* OBJECTIVE *
Here are some records; quote them exactly, leaving out the pictures.

────────────────────────────────────────

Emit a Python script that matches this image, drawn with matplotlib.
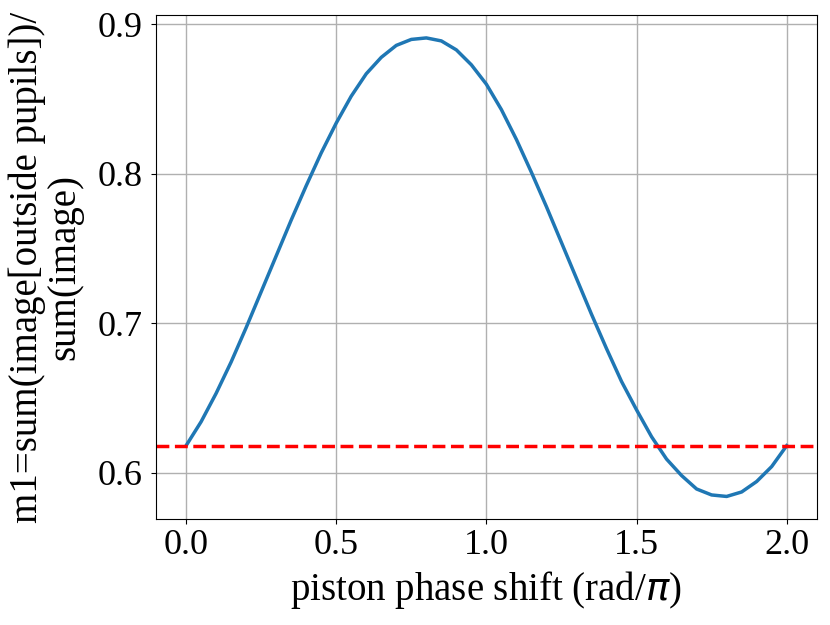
import matplotlib
matplotlib.use("Agg")
import matplotlib.pyplot as plt

# piston phase shift in units of pi, and metric m1
phase = [0.00, 0.05, 0.10, 0.15, 0.20, 0.25, 0.30, 0.35, 0.40, 0.45,
         0.50, 0.55, 0.60, 0.65, 0.70, 0.75, 0.80, 0.85, 0.90, 0.95,
         1.00, 1.05, 1.10, 1.15, 1.20, 1.25, 1.30, 1.35, 1.40, 1.45,
         1.50, 1.55, 1.60, 1.65, 1.70, 1.75, 1.80, 1.85, 1.90, 1.95, 2.00]
m1 = [0.618, 0.634, 0.653, 0.674, 0.697, 0.721, 0.745, 0.769, 0.792, 0.814,
      0.834, 0.852, 0.867, 0.878, 0.886, 0.890, 0.891, 0.889, 0.883, 0.873,
      0.860, 0.843, 0.823, 0.801, 0.778, 0.754, 0.730, 0.706, 0.683, 0.661,
      0.642, 0.624, 0.609, 0.598, 0.589, 0.585, 0.584, 0.587, 0.594, 0.604, 0.618]
m1_ref = 0.6175   # value with no piston

plt.rcParams["font.family"] = ["Liberation Serif", "DejaVu Serif"]
plt.rcParams["font.size"] = 26

fig = plt.figure(figsize=(8.3, 6.25), dpi=100)
ax = fig.add_axes([0.188, 0.169, 0.796, 0.807])

ax.plot(phase, m1, color="#1f77b4", linewidth=2.5)
ax.axhline(m1_ref, color="red", linestyle="--", linewidth=2.5)

ax.set_xticks([0.0, 0.5, 1.0, 1.5, 2.0])
ax.set_yticks([0.6, 0.7, 0.8, 0.9])
ax.grid(True, color="#b0b0b0", linewidth=1.0)
ax.tick_params(labelsize=26)
ax.tick_params(axis="y", pad=6.5)

ax.set_xlabel(r"piston phase shift (rad/$\pi$)", fontsize=28, labelpad=5)
ax.set_ylabel("m1=sum(image[outside pupils])/\nsum(image)", fontsize=28,
              linespacing=1.0, labelpad=10)

fig.savefig("out.png", dpi=100)
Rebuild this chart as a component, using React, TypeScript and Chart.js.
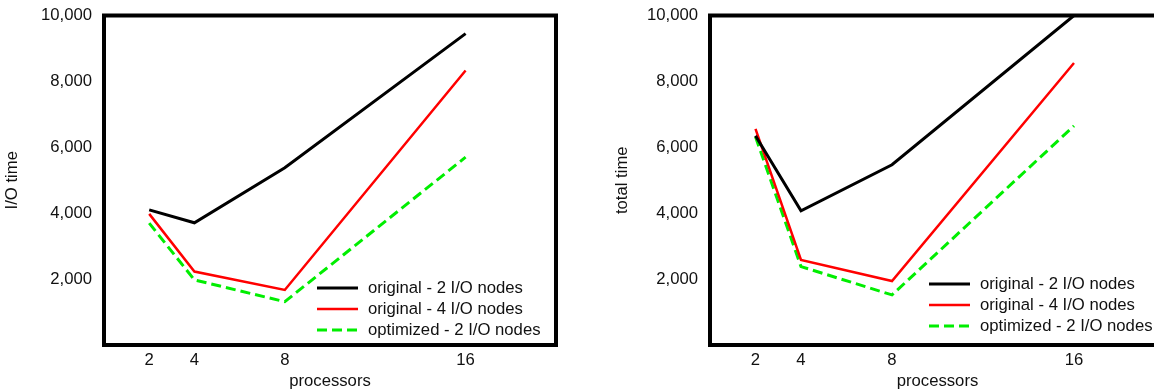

────────────────────────────────────────

* CORRECT RESPONSE *
Emit a Python script that matches this image, drawn with matplotlib.
import matplotlib
matplotlib.use("Agg")
import matplotlib.pyplot as plt

# piston phase shift in units of pi, and metric m1
phase = [0.00, 0.05, 0.10, 0.15, 0.20, 0.25, 0.30, 0.35, 0.40, 0.45,
         0.50, 0.55, 0.60, 0.65, 0.70, 0.75, 0.80, 0.85, 0.90, 0.95,
         1.00, 1.05, 1.10, 1.15, 1.20, 1.25, 1.30, 1.35, 1.40, 1.45,
         1.50, 1.55, 1.60, 1.65, 1.70, 1.75, 1.80, 1.85, 1.90, 1.95, 2.00]
m1 = [0.618, 0.634, 0.653, 0.674, 0.697, 0.721, 0.745, 0.769, 0.792, 0.814,
      0.834, 0.852, 0.867, 0.878, 0.886, 0.890, 0.891, 0.889, 0.883, 0.873,
      0.860, 0.843, 0.823, 0.801, 0.778, 0.754, 0.730, 0.706, 0.683, 0.661,
      0.642, 0.624, 0.609, 0.598, 0.589, 0.585, 0.584, 0.587, 0.594, 0.604, 0.618]
m1_ref = 0.6175   # value with no piston

plt.rcParams["font.family"] = ["Liberation Serif", "DejaVu Serif"]
plt.rcParams["font.size"] = 26

fig = plt.figure(figsize=(8.3, 6.25), dpi=100)
ax = fig.add_axes([0.188, 0.169, 0.796, 0.807])

ax.plot(phase, m1, color="#1f77b4", linewidth=2.5)
ax.axhline(m1_ref, color="red", linestyle="--", linewidth=2.5)

ax.set_xticks([0.0, 0.5, 1.0, 1.5, 2.0])
ax.set_yticks([0.6, 0.7, 0.8, 0.9])
ax.grid(True, color="#b0b0b0", linewidth=1.0)
ax.tick_params(labelsize=26)
ax.tick_params(axis="y", pad=6.5)

ax.set_xlabel(r"piston phase shift (rad/$\pi$)", fontsize=28, labelpad=5)
ax.set_ylabel("m1=sum(image[outside pupils])/\nsum(image)", fontsize=28,
              linespacing=1.0, labelpad=10)

fig.savefig("out.png", dpi=100)
Rebuild this chart as a component, using React, TypeScript and Chart.js.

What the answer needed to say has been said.